Abstract :
[en] Since the 1980’s and the rise of computer-assisted technologies, Corpus Linguistics (CL) has
become a mainstream methodology in linguistics, making it possible to analyze ‘very extensive
collections of transcribed utterances or written texts’ (McEnery & Hardie, 2012: i). This
workshop will be devoted to main theoretical and methodological basics of Corpus Linguistics.
It will be composed of three main parts. Firstly, we will address the process of corpus
construction, with a focus on data collection, balance and representativeness. Secondly, we will
discuss essential notions of CL, such as tokens, types, concordances, collocations, corpus
annotation and the distinction between corpus-based and corpus-driven approaches.

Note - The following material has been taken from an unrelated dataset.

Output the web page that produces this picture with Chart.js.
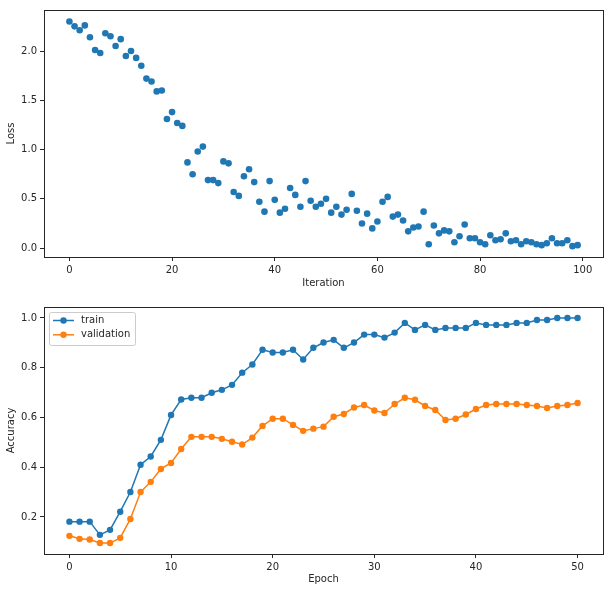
<!DOCTYPE html>
<html>
<head>
<meta charset="utf-8">
<script src="https://cdn.jsdelivr.net/npm/chart.js@4"></script>
<style>
  body { margin: 0; background: #fff; }
  #wrap { position: relative; width: 612px; height: 592px; }
  #lossBox { position: absolute; left: 0; top: 0; width: 612px; height: 290px; }
  #accBox { position: absolute; left: 0; top: 290px; width: 612px; height: 302px; }
</style>
</head>
<body>
<div id="wrap">
  <div id="lossBox"><canvas id="lossChart"></canvas></div>
  <div id="accBox"><canvas id="accChart"></canvas></div>
</div>
<script>
// loss per iteration (index = iteration)
const lossValues = [
  2.30, 2.25, 2.21, 2.26, 2.14, 2.01, 1.98, 2.18, 2.15, 2.05,
  2.12, 1.95, 2.00, 1.93, 1.85, 1.72, 1.69, 1.59, 1.60, 1.31,
  1.38, 1.27, 1.24, 0.87, 0.75, 0.98, 1.03, 0.69, 0.69, 0.66,
  0.88, 0.86, 0.57, 0.53, 0.73, 0.80, 0.67, 0.47, 0.37, 0.68,
  0.49, 0.36, 0.40, 0.61, 0.54, 0.42, 0.68, 0.48, 0.42, 0.45,
  0.50, 0.36, 0.42, 0.34, 0.39, 0.55, 0.38, 0.25, 0.35, 0.20,
  0.27, 0.47, 0.52, 0.32, 0.34, 0.28, 0.17, 0.21, 0.22, 0.37,
  0.04, 0.23, 0.15, 0.18, 0.17, 0.06, 0.12, 0.24, 0.10, 0.10,
  0.06, 0.04, 0.13, 0.08, 0.09, 0.15, 0.07, 0.08, 0.04, 0.07,
  0.06, 0.04, 0.03, 0.05, 0.10, 0.05, 0.05, 0.08, 0.02, 0.03
];

// accuracy per epoch (index = epoch)
const trainAcc = [
  0.181, 0.181, 0.181, 0.128, 0.148, 0.221, 0.300, 0.410, 0.443, 0.510,
  0.610, 0.672, 0.679, 0.679, 0.699, 0.711, 0.731, 0.780, 0.813, 0.872,
  0.861, 0.861, 0.872, 0.833, 0.880, 0.901, 0.912, 0.880, 0.901, 0.933,
  0.933, 0.921, 0.941, 0.980, 0.952, 0.972, 0.952, 0.960, 0.960, 0.960,
  0.980, 0.972, 0.972, 0.972, 0.980, 0.980, 0.992, 0.992, 1.000, 1.000,
  1.000
];
const valAcc = [
  0.124, 0.112, 0.109, 0.095, 0.095, 0.116, 0.192, 0.300, 0.341, 0.393,
  0.417, 0.473, 0.522, 0.522, 0.522, 0.514, 0.502, 0.491, 0.519, 0.566,
  0.595, 0.595, 0.570, 0.546, 0.555, 0.563, 0.603, 0.614, 0.640, 0.650,
  0.628, 0.618, 0.654, 0.679, 0.671, 0.646, 0.630, 0.590, 0.595, 0.612,
  0.634, 0.650, 0.654, 0.654, 0.654, 0.650, 0.646, 0.638, 0.646, 0.650,
  0.658
];

const iterTicks = [0, 20, 40, 60, 80, 100];
const lossTicks = [0, 0.5, 1.0, 1.5, 2.0];
const epochTicks = [0, 10, 20, 30, 40, 50];
const accTicks = [0.2, 0.4, 0.6, 0.8, 1.0];

const BLUE = "#1f77b4";
const ORANGE = "#ff7f0e";
const INK = "#262626";
const FONT = "DejaVu Sans";

// matplotlib-like box around the plot area
const frame = {
  id: "frame",
  afterDraw(chart) {
    const a = chart.chartArea;
    const ctx = chart.ctx;
    ctx.save();
    ctx.strokeStyle = INK;
    ctx.lineWidth = 1;
    ctx.strokeRect(Math.round(a.left) + 0.5, Math.round(a.top) + 0.5,
      Math.round(a.right - a.left), Math.round(a.bottom - a.top));
    ctx.restore();
  }
};

// legend drawn inside the plot, upper left
const innerLegend = {
  id: "innerLegend",
  afterDraw(chart) {
    const a = chart.chartArea;
    const ctx = chart.ctx;
    const x0 = a.left + 5.5, y0 = a.top + 5.5;
    ctx.save();
    ctx.fillStyle = "rgba(255,255,255,0.8)";
    ctx.strokeStyle = "#cccccc";
    ctx.lineWidth = 1;
    ctx.beginPath();
    ctx.roundRect(x0, y0, 86, 33, 2);
    ctx.fill();
    ctx.stroke();
    ctx.font = "10px '" + FONT + "'";
    ctx.textBaseline = "middle";
    chart.data.datasets.forEach((ds, i) => {
      const cy = y0 + 8 + i * 14.3;
      ctx.strokeStyle = ds.borderColor;
      ctx.lineWidth = 1.5;
      ctx.beginPath();
      ctx.moveTo(x0 + 3.5, cy);
      ctx.lineTo(x0 + 24.5, cy);
      ctx.stroke();
      ctx.fillStyle = ds.borderColor;
      ctx.beginPath();
      ctx.arc(x0 + 14, cy, 3.2, 0, Math.PI * 2);
      ctx.fill();
      ctx.fillStyle = INK;
      ctx.fillText(ds.label, x0 + 31.5, cy);
    });
    ctx.restore();
  }
};

function axis(min, max, ticks, title, fmt, fitSize, horizontal, titlePad) {
  return {
    type: "linear",
    min: min,
    max: max,
    afterBuildTicks: (s) => { s.ticks = ticks.map((v) => ({ value: v })); },
    afterFit: (s) => { if (horizontal) s.height = fitSize; else s.width = fitSize; },
    grid: { drawOnChartArea: false, drawTicks: true, tickLength: 4, tickColor: INK, tickWidth: 1 },
    border: { display: false },
    ticks: {
      color: INK,
      padding: 3,
      maxRotation: 0,
      autoSkip: false,
      font: { family: FONT, size: 10 },
      callback: fmt
    },
    title: {
      display: true,
      text: title,
      color: INK,
      font: { family: FONT, size: 10 },
      padding: titlePad
    }
  };
}

Chart.defaults.animation = false;
Chart.defaults.devicePixelRatio = 1;

new Chart(document.getElementById("lossChart"), {
  type: "scatter",
  data: {
    datasets: [{
      data: lossValues.map((v, i) => ({ x: i, y: v })),
      backgroundColor: BLUE,
      borderWidth: 0,
      pointRadius: 3.3,
      pointHoverRadius: 3.3
    }]
  },
  options: {
    responsive: true,
    maintainAspectRatio: false,
    layout: { padding: { top: 10, right: 9, left: 0, bottom: 0 } },
    plugins: { legend: { display: false }, tooltip: { enabled: false } },
    scales: {
      x: axis(-4.95, 103.95, iterTicks, "Iteration", (v) => v, 33, true, { top: 0, bottom: 1 }),
      y: axis(-0.09, 2.416, lossTicks, "Loss", (v) => v.toFixed(1), 44, false, { top: 5, bottom: 0 })
    }
  },
  plugins: [frame]
});

new Chart(document.getElementById("accChart"), {
  type: "line",
  data: {
    datasets: [
      {
        label: "train",
        data: trainAcc.map((v, i) => ({ x: i, y: v })),
        borderColor: BLUE,
        backgroundColor: BLUE,
        pointBackgroundColor: BLUE,
        borderWidth: 1.5,
        pointBorderWidth: 0,
        pointRadius: 3.2,
        tension: 0
      },
      {
        label: "validation",
        data: valAcc.map((v, i) => ({ x: i, y: v })),
        borderColor: ORANGE,
        backgroundColor: ORANGE,
        pointBackgroundColor: ORANGE,
        borderWidth: 1.5,
        pointBorderWidth: 0,
        pointRadius: 3.2,
        tension: 0
      }
    ]
  },
  options: {
    responsive: true,
    maintainAspectRatio: false,
    layout: { padding: { top: 17, right: 9, left: 0, bottom: 0 } },
    plugins: { legend: { display: false }, tooltip: { enabled: false } },
    scales: {
      x: axis(-2.5, 52.5, epochTicks, "Epoch", (v) => v, 38, true, { top: 0, bottom: 7 }),
      y: axis(0.051, 1.044, accTicks, "Accuracy", (v) => v.toFixed(1), 44, false, { top: 5, bottom: 0 })
    }
  },
  plugins: [frame, innerLegend]
});
</script>
</body>
</html>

Finally, we
will present various types of specialized corpora (for example, monolingual and bilingual
corpora, learner corpora and political corpora) to give an overview of the research questions
that can be addressed thanks to Corpus Linguistics in a variety of disciplines.
This workshop will also include a hands-on session during which the participants will have the
opportunity to apply the notions that have been discussed to their own corpus, using the free
corpus processing softwares AntConc (http://www.laurenceanthony.net/software/antconc,
Anthony, 2019) and Unitex (https://unitexgramlab.org, Paumier, 2020).